A classic character of Japanese literature is reimagined as a mischievous, shapeshifting adventurer in this zany, Pop Art–esque gag manga by a titan of the genre.
In the early 1960s, the Japanese manga artist Shigeru Sugiura took the well-loved literary character Ninja Sarutobi Sasuke and made him his own.
In this legendary gag manga, Ninja Sarutobi Sasuke, Shigeru sends the famous Ninja on a wild, eye-popping adventure: Sarutobi encounters cowboys and aliens, spaceships and sailing ships, mid-60s celebrity cameos, mushroom clouds, detectives with squirt guns, and more in a delightful and ever-surprising world.
Available for the first time in English and with a new essay by Ryan Holmberg, Ninja Sarutobi Sasuke is a must-read of trippy visuals and silly storytelling.
Publication History: Original
Shigeru Sugiura (1908–2000) was a hugely popular and influential Japanese comics artist. Sugiura was originally trained as a painter, and early in his career his work was selected for the prestigious Teiten exhibition. He began creating manga in order to make a living, and by the 1950s had risen to major prominence, gaining renown through his comics for children and his pioneering role in the genre of gag manga. In the 1970s and 80s he experienced a second boom in popularity, this time for more absurdist, avant-garde manga geared towards adults.
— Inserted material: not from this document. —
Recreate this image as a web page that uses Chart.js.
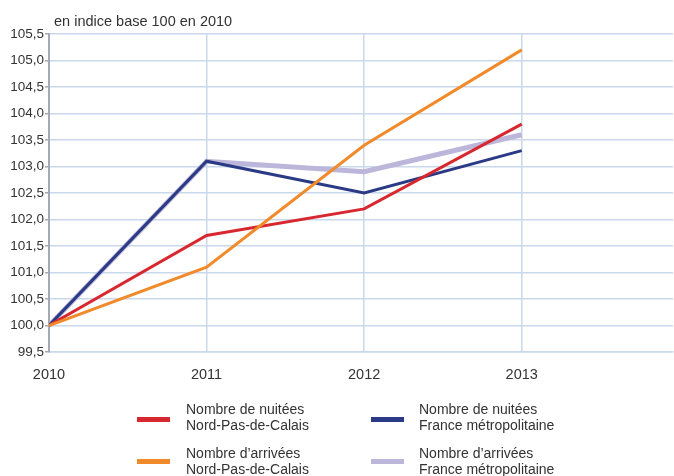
<!DOCTYPE html>
<html lang="fr">
<head>
<meta charset="utf-8">
<script src="https://cdn.jsdelivr.net/npm/chart.js@4/dist/chart.umd.min.js"></script>
<style>
  html, body { margin: 0; padding: 0; background: #fff; }
  #wrap { position: relative; width: 674px; height: 476px; font-family: "Liberation Sans", Arial, sans-serif; color: #333; }
  #c { position: absolute; left: 0; top: 0; }
  #title { position: absolute; left: 54px; top: 13px; font-size: 14.5px; line-height: 16px; white-space: nowrap; }
  .leg { position: absolute; font-size: 14px; line-height: 16px; white-space: nowrap; }
  .sw { position: absolute; width: 33px; height: 5px; }
</style>
</head>
<body>
<div id="wrap">
  <canvas id="c" width="674" height="476"></canvas>
  <div id="title">en indice base 100 en 2010</div>
  <div id="legend"></div>
</div>
<script>
const years = [2010, 2011, 2012, 2013];
const nuiteesNPDC = [100, 101.7, 102.2, 103.8];
const nuiteesFrance = [100, 103.1, 102.5, 103.3];
const arriveesNPDC = [100, 101.1, 103.4, 105.2];
const arriveesFrance = [100, 103.1, 102.9, 103.6];
const seriesLabels = [
  ["Nombre de nuitées", "Nord-Pas-de-Calais"],
  ["Nombre de nuitées", "France métropolitaine"],
  ["Nombre d\u2019arrivées", "Nord-Pas-de-Calais"],
  ["Nombre d\u2019arrivées", "France métropolitaine"]
];
const colors = ["#d8282f", "#2b3a85", "#f08a2a", "#bcb7da"];
const yTicks = [99.5, 100, 100.5, 101, 101.5, 102, 102.5, 103, 103.5, 104, 104.5, 105, 105.5];

const toPts = arr => arr.map((v, i) => ({ x: years[i], y: v }));
const values = [nuiteesNPDC, nuiteesFrance, arriveesNPDC, arriveesFrance];
const widths = [3, 3, 3, 5];
const orders = [1, 2, 0, 3];

const datasets = values.map((v, i) => ({
  label: seriesLabels[i].join(" "),
  data: toPts(v),
  borderColor: colors[i],
  backgroundColor: colors[i],
  borderWidth: widths[i],
  pointRadius: 0,
  tension: 0,
  order: orders[i],
  borderCapStyle: 'butt',
  borderJoinStyle: 'miter'
}));

Chart.defaults.font.family = '"Liberation Sans", Arial, sans-serif';
Chart.defaults.font.size = 13;
Chart.defaults.color = '#333';

new Chart(document.getElementById('c'), {
  type: 'line',
  data: { datasets },
  options: {
    responsive: false,
    animation: false,
    events: [],
    layout: { padding: { top: 34, right: 1, left: 0, bottom: 0 } },
    plugins: { legend: { display: false }, title: { display: false }, tooltip: { enabled: false } },
    scales: {
      x: {
        type: 'linear',
        min: 2010,
        max: 2013.96,
        afterBuildTicks: s => { s.ticks = years.map(v => ({ value: v })); },
        afterFit: s => { s.height = 124; },
        grid: { color: '#c9d8eb', lineWidth: 1.5, drawTicks: false },
        border: { color: '#c9d8eb', width: 1.5 },
        ticks: { padding: 14, font: { size: 14.5 }, callback: v => String(v), color: '#333', maxRotation: 0 }
      },
      y: {
        min: 99.5,
        max: 105.5,
        afterBuildTicks: s => { s.ticks = yTicks.map(v => ({ value: v })); },
        afterFit: s => { s.width = 49; },
        grid: { color: '#c9d8eb', lineWidth: 1.5, tickColor: '#a3a9b6', tickLength: 4 },
        border: { color: '#a3a9b6', width: 2 },
        ticks: { padding: 1, font: { size: 13.5 }, color: '#333', callback: v => Number(v).toFixed(1).replace('.', ',') }
      }
    }
  }
});

// HTML legend built from series labels / colors
const legPos = [
  { sx: 137, sy: 417, tx: 186, ty: 401 },
  { sx: 371, sy: 417, tx: 419, ty: 401 },
  { sx: 137, sy: 459, tx: 186, ty: 445 },
  { sx: 371, sy: 459, tx: 419, ty: 445 }
];
const legend = document.getElementById('legend');
seriesLabels.forEach((lab, i) => {
  const p = legPos[i];
  const sw = document.createElement('div');
  sw.className = 'sw';
  sw.style.left = p.sx + 'px'; sw.style.top = p.sy + 'px'; sw.style.background = colors[i];
  legend.appendChild(sw);
  const t = document.createElement('div');
  t.className = 'leg';
  t.style.left = p.tx + 'px'; t.style.top = p.ty + 'px';
  t.innerHTML = lab[0] + '<br>' + lab[1];
  legend.appendChild(t);
});
</script>
</body>
</html>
Ryan Holmberg is an arts and comics historian, author, editor, and Japanese-English translator. His translations include Tezuka Osamu’s The Mysterious Underground Men, for which he won an Eisner Award, Tadao Tsuge’s Slum Wolf, and Yoshiharu Tsuge’s The Man Without Talent (New York Review Comics). He has contributed to publications such as Art in America, Artforum, The Comics Journal, and The New York Review of Books. He has taught about Japanese art and cultural history, most recently at the Art Institute of Chicago, UNC Chapel Hill, and Tokyo University. He lives in North Carolina.